Clients are then asked to pay the deposit into the ‘new’ banking account.
He adds that fraudsters seem to be aware of when property transactions are about to be registered. “The same modus operandi seems to be applied with regard to the communication between the attorney and the client when arranging for payment of the purchase price to the seller, after registration. It is during this period that seller, buyers, agents and the attorneys need to be most vigilant,” he warns.
Brander suggests that buyers and sellers ask for verification of the bank account to which any funds are being paid. He also says that any mails requesting a change of banking details should be viewed with suspicion.
All requests made via email should be checked against previous mails received from the same supposed sender. Fraudulent mails are often sent from accounts that are very similar but never identical to the original email addresses.
Brander acknowledges that in a digital age when time is always short, face to face meetings are not always practical. However, important documents should at all times be signed in person and verification of bank details always completed.
“As a precaution and to create awareness amongst our clients, we regularly advise clients that we never send an email requesting a change of banking details,” he says.
Akinnusi says banks are also urging clients to never disclose material information online. “As much as possible, share critical information in person only,” he says.
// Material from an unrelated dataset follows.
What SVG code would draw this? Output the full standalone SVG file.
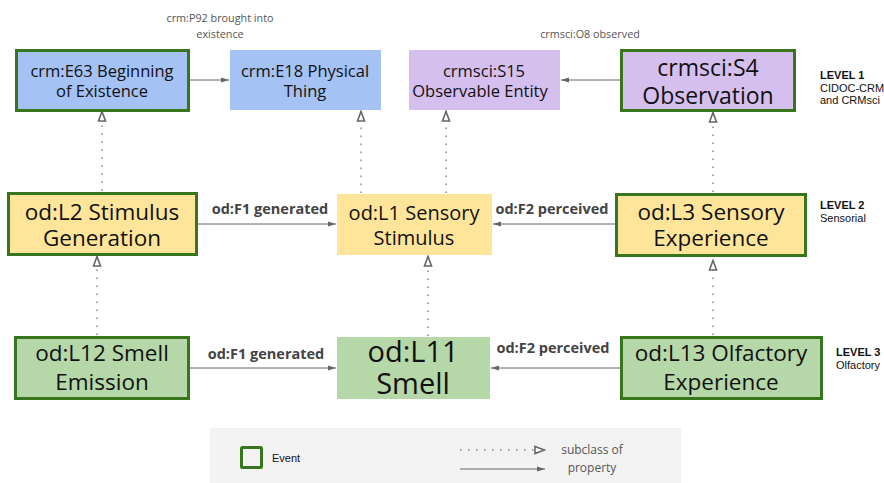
<svg xmlns="http://www.w3.org/2000/svg" width="884" height="483" viewBox="0 0 884 483">
<style>
.ev{stroke:#38761d;stroke-width:3}
.blue{fill:#a4c2f4}
.lav{fill:#d5bfee}
.yel{fill:#ffe599}
.grn{fill:#b6d7a8}
.t{font-family:"Open Sans","Noto Sans",sans-serif;fill:#111;text-anchor:middle}
.lbl{font-family:"Open Sans","Noto Sans",sans-serif;fill:#555;font-size:10.8px;text-anchor:middle}
.plbl{font-family:"Open Sans","Noto Sans",sans-serif;fill:#444;font-size:14.5px;font-weight:bold;text-anchor:middle}
.lvl{font-family:"Liberation Sans",Arial,sans-serif;fill:#111;font-size:11px}
.prop{stroke:#666;stroke-width:1;fill:none}
.sub{stroke:#888;stroke-width:1.5;stroke-dasharray:1.5 6.5;fill:none}
</style>
<defs>
<marker id="pa" viewBox="0 0 8 6" refX="8" refY="3" markerWidth="8" markerHeight="6" markerUnits="userSpaceOnUse" orient="auto">
<path d="M0,0.5 L8,3 L0,5.5 Z" fill="#666"/>
</marker>
<marker id="sa" viewBox="0 0 12 10" refX="11" refY="5" markerWidth="12" markerHeight="10" markerUnits="userSpaceOnUse" orient="auto">
<path d="M1,1.5 L10.5,5 L1,8.5 Z" fill="#fff" stroke="#666" stroke-width="1.6"/>
</marker>
</defs>
<rect x="0" y="0" width="884" height="483" fill="#fff"/>

<g id="connectors">
<line class="prop" x1="189" y1="80" x2="229" y2="80" marker-end="url(#pa)"/>
<line class="prop" x1="621" y1="80" x2="561" y2="80" marker-end="url(#pa)"/>
<line class="prop" x1="197" y1="224" x2="336" y2="224" marker-end="url(#pa)"/>
<line class="prop" x1="616" y1="224" x2="493" y2="224" marker-end="url(#pa)"/>
<line class="prop" x1="189" y1="368" x2="336" y2="368" marker-end="url(#pa)"/>
<line class="prop" x1="621" y1="368" x2="491" y2="368" marker-end="url(#pa)"/>
<line class="sub" x1="102" y1="191" x2="102" y2="111" marker-end="url(#sa)"/>
<line class="sub" x1="361" y1="193" x2="361" y2="111" marker-end="url(#sa)"/>
<line class="sub" x1="446" y1="193" x2="446" y2="111" marker-end="url(#sa)"/>
<line class="sub" x1="713" y1="192" x2="713" y2="112" marker-end="url(#sa)"/>
<line class="sub" x1="97" y1="335" x2="97" y2="256" marker-end="url(#sa)"/>
<line class="sub" x1="428" y1="336" x2="428" y2="256" marker-end="url(#sa)"/>
<line class="sub" x1="713" y1="335" x2="713" y2="260" marker-end="url(#sa)"/>
<text class="lbl" x="220" y="22">crm:P92 brought into</text>
<text class="lbl" x="220" y="38">existence</text>
<text class="lbl" x="590" y="38">crmsci:O8 observed</text>
<text class="plbl" x="270" y="214">od:F1 generated</text>
<text class="plbl" x="552" y="214">od:F2 perceived</text>
<text class="plbl" x="266" y="359">od:F1 generated</text>
<text class="plbl" x="553" y="353">od:F2 perceived</text>
</g>

<g id="e63"><rect class="blue ev" x="16.5" y="50.5" width="172" height="60"/>
<text class="t" font-size="16.5" x="102" y="77">crm:E63 Beginning</text>
<text class="t" font-size="16.5" x="102" y="97">of Existence</text></g>

<g id="e18"><rect class="blue" x="230" y="50" width="151" height="60"/>
<text class="t" font-size="16.5" x="305" y="77">crm:E18 Physical</text>
<text class="t" font-size="16.5" x="305" y="97">Thing</text></g>

<g id="s15"><rect class="lav" x="409" y="50" width="151" height="60"/>
<text class="t" font-size="16.5" x="484" y="77">crmsci:S15</text>
<text class="t" font-size="16.5" x="480" y="97">Observable Entity</text></g>

<g id="s4"><rect class="lav ev" x="621.5" y="50.5" width="173" height="60"/>
<text class="t" font-size="23" x="708" y="76">crmsci:S4</text>
<text class="t" font-size="23" x="708" y="104">Observation</text></g>

<g id="l2"><rect class="yel ev" x="8.5" y="193.5" width="188" height="61"/>
<text class="t" font-size="22.5" x="102" y="220">od:L2 Stimulus</text>
<text class="t" font-size="22.5" x="102" y="246">Generation</text></g>

<g id="l1"><rect class="yel" x="337" y="194" width="155" height="61"/>
<text class="t" font-size="20" x="414" y="220">od:L1 Sensory</text>
<text class="t" font-size="20" x="414" y="245">Stimulus</text></g>

<g id="l3"><rect class="yel ev" x="616.5" y="194.5" width="189" height="61"/>
<text class="t" font-size="22.5" x="711" y="220">od:L3 Sensory</text>
<text class="t" font-size="22.5" x="711" y="246">Experience</text></g>

<g id="l12"><rect class="grn ev" x="15.5" y="337.5" width="173" height="61"/>
<text class="t" font-size="22.5" x="102" y="361">od:L12 Smell</text>
<text class="t" font-size="22.5" x="102" y="390">Emission</text></g>

<g id="l11"><rect class="grn" x="337" y="337" width="153" height="62"/>
<text class="t" font-size="29" x="413" y="362">od:L11</text>
<text class="t" font-size="29" x="413" y="394">Smell</text></g>

<g id="l13"><rect class="grn ev" x="621.5" y="337.5" width="200" height="61"/>
<text class="t" font-size="22.5" x="721" y="361">od:L13 Olfactory</text>
<text class="t" font-size="22.5" x="721" y="390">Experience</text></g>

<g id="levels">
<text class="lvl" x="820" y="79" font-weight="bold">LEVEL 1</text>
<text class="lvl" x="820" y="92">CIDOC-CRM</text>
<text class="lvl" x="820" y="104">and CRMsci</text>
<text class="lvl" x="820" y="209" font-weight="bold">LEVEL 2</text>
<text class="lvl" x="820" y="222">Sensorial</text>
<text class="lvl" x="836" y="356" font-weight="bold">LEVEL 3</text>
<text class="lvl" x="836" y="369">Olfactory</text>
</g>

<g id="legend">
<rect x="210" y="428" width="471" height="55" fill="#f3f3f3"/>
<rect x="241.5" y="447.5" width="20" height="20" fill="#f3f3f3" class="ev" rx="1"/>
<text x="272" y="462" font-family="'Liberation Sans',Arial,sans-serif" font-size="11" fill="#111">Event</text>
<line class="sub" x1="460" y1="450" x2="545" y2="450" marker-end="url(#sa)"/>
<line class="prop" x1="460" y1="469" x2="545" y2="469" marker-end="url(#pa)"/>
<text class="lbl" x="592" y="454" style="font-size:12px">subclass of</text>
<text class="lbl" x="592" y="472" style="font-size:12px">property</text>
</g>
</svg>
He adds that, even in person, clients should make sure that an Offer to Purchase (OTP) is comprehensive and that all critical information is included, especially all details of the buyer and the seller and the address of the property.
“An incomplete or blank OTP is an absolute no-no,” he emphasises.
Brander, too, stresses that no document should be signed in blank.
Tyson says that the risk of fraud is not confined to home loans. “Cash deals, no matter how enticing, can also pose great risks. Always insist on a deposit prior to occupation.”
Brander concurs. “An unwitting seller may believe the cash deal to be secure, but he is in an unenvious position if the purchaser insists on only parting with his cash after transfer into the purchaser’s name, was effected. The seller then risks not being paid at all, after allowing ownership to pass!”
With increased fraud and clever criminals behind them, Akinnusi advises both buyers and sellers to use only registered and reputable estate agents and approved conveyancers.
“Choose an estate agent that is affiliated to a registered brand and ask questions about their affiliations, registrations and qualifications. Ask to see proof of certifications, VAT numbers and tax registrations. They will share this willingly if they are legitimate agents. Clients should never be afraid to check and recheck everything that’s material to the transaction,” he points out.
Tyson agrees. “At a reputable agency, agents are trained to qualify buyers by asking the right questions, structure deals correctly to protect sellers, make sure the right conveyancers are used to monitor sales with proper feedback.”
He adds that a reputable agent should have a current Fidelity Fund Certificate and a clear record with the Estate Agency Board.